Howell Harris (1714–1773) is the Harris who shaped the entire religious landscape of Wales in the eighteenth century and whose influence on Welsh culture can scarcely be overstated. Born in Trefeca, Breconshire, Harris experienced a profound religious conversion in 1735 that led him to begin preaching across Wales in the open air, reaching communities that the established Anglican church had effectively abandoned. He became, alongside Daniel Rowland of Llangeitho and William Williams of Pantycelyn, one of the three founders of the Welsh Calvinist Methodist movement that would transform Wales from a nominally Anglican country into the most thoroughly Nonconformist nation in Britain.

Harris was an extraordinary personality — passionate, autocratic, intellectually ferocious, and consumed by religious intensity that periodically alienated even his closest allies. He travelled thousands of miles on horseback through Wales, preaching in Welsh to vast outdoor crowds, establishing the network of seiadau — religious societies — that became the organisational backbone of Welsh Methodism. He founded a religious community at Trefeca called the Family, a quasi-monastic settlement of several hundred people who lived, worked, worshipped, and educated their children together on his estate. The Trefeca community operated a printing press, a college, and a farm, and was one of the most extraordinary social experiments in eighteenth-century Britain. Harris's legacy is visible in every Welsh Nonconformist chapel, every Welsh-language hymn, and every eisteddfod tradition that continues to this day.

What Landmark Speaks Most Directly to the Harris Heritage?

Trefeca, the small village in Breconshire where Howell Harris was born and built his community, is the most powerful Harris heritage site in Wales. The Trefeca college that eventually grew from Harris's original community still operates as a conference and retreat centre for the Presbyterian Church of Wales, and the historic buildings of the Family community remain standing in the village. The landscape of the Black Mountains and the upper Usk Valley that surrounds Trefeca is remote, austere, and spectacularly beautiful — a fitting setting for the intensity of Harris's religious vision.

Pembroke Castle in the south is an equally significant landmark for Harris families with Pembrokeshire roots, its massive drum tower and great hall evoking the Norman settlement that created the county's distinctive anglicised character and gave the Harris name such fertile ground to take hold.

How Did the Harris Name Spread Through the Welsh Diaspora?

Welsh Harris families appear in emigration records heading to Pennsylvania, Ohio, and Virginia through the eighteenth and nineteenth centuries.

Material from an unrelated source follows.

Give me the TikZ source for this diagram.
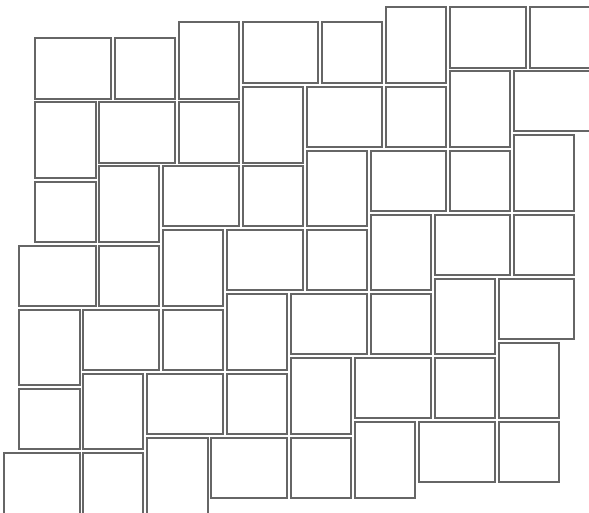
\documentclass[tikz,border=0pt]{standalone}
\usepackage{tikz}

\begin{document}
\begin{tikzpicture}[
    x=1pt, y=-1pt,
    tile/.style={draw=black!60, line width=1.6pt, fill=white}
]
    \useasboundingbox (0,0) rectangle (589,512);
    \clip (0,0) rectangle (589,512);

    % Row 1
    \foreach \xa/\ya/\xb/\yb in {35/38/111/99, 115/38/175/99, 179/22/239/99, 243/22/318/83,
        322/22/382/83, 386/7/446/83, 450/7/526/68, 530/7/606/68}
        \draw[tile] (\xa,\ya) rectangle (\xb,\yb);

    % Row 2
    \foreach \xa/\ya/\xb/\yb in {35/102/96/178, 99/102/175/163, 179/102/239/163, 243/87/303/163,
        307/87/382/147, 386/87/446/147, 450/71/510/147, 514/71/591/131}
        \draw[tile] (\xa,\ya) rectangle (\xb,\yb);

    % Row 3
    \foreach \xa/\ya/\xb/\yb in {35/182/96/242, 99/166/159/242, 163/166/239/226, 243/166/303/226,
        307/151/367/226, 371/151/446/211, 450/151/510/211, 514/135/574/211}
        \draw[tile] (\xa,\ya) rectangle (\xb,\yb);

    % Row 4
    \foreach \xa/\ya/\xb/\yb in {19/246/96/306, 99/246/159/306, 163/230/223/306, 227/230/303/290,
        307/230/367/290, 371/215/431/290, 435/215/510/275, 514/215/574/275}
        \draw[tile] (\xa,\ya) rectangle (\xb,\yb);

    % Row 5
    \foreach \xa/\ya/\xb/\yb in {19/310/80/385, 83/310/159/370, 163/310/223/370, 227/294/287/370,
        291/294/367/354, 371/294/431/354, 435/279/495/354, 499/279/574/339}
        \draw[tile] (\xa,\ya) rectangle (\xb,\yb);

    % Row 6
    \foreach \xa/\ya/\xb/\yb in {19/389/80/449, 83/374/143/449, 147/374/223/434, 227/374/287/434,
        291/358/351/434, 355/358/431/418, 435/358/495/418, 499/343/559/418}
        \draw[tile] (\xa,\ya) rectangle (\xb,\yb);

    % Row 7
    \foreach \xa/\ya/\xb/\yb in {4/453/80/514, 83/453/143/529, 147/438/208/514, 211/438/287/498,
        291/438/351/498, 355/422/415/498, 419/422/495/482, 499/422/559/482}
        \draw[tile] (\xa,\ya) rectangle (\xb,\yb);
\end{tikzpicture}
\end{document}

The name is common in the Welsh Patagonian colony records from the 1860s, and in Australia and New Zealand wherever Welsh settlers established farming and mining communities. The religious networks created by Welsh Methodism — in large part Harris's legacy — helped Welsh emigrants maintain community bonds across the diaspora, with Harris family names appearing in the membership lists of Welsh Calvinist Methodist chapels from Pennsylvania to Patagonia.

Which Related Surnames Are Worth Exploring Alongside Harris?

Parry is the closest Welsh-language relative of Harris, both deriving from the same root given name Harry or Henry through different phonetic routes. Philips and James are the other South Wales patronymic surnames most frequently found alongside Harris in Pembrokeshire and Glamorgan records. On the Irish side, the Harris name appears as a settler surname in Leinster and Munster, and the Scottish MacHarris line follows a parallel derivation from the same Norman given name.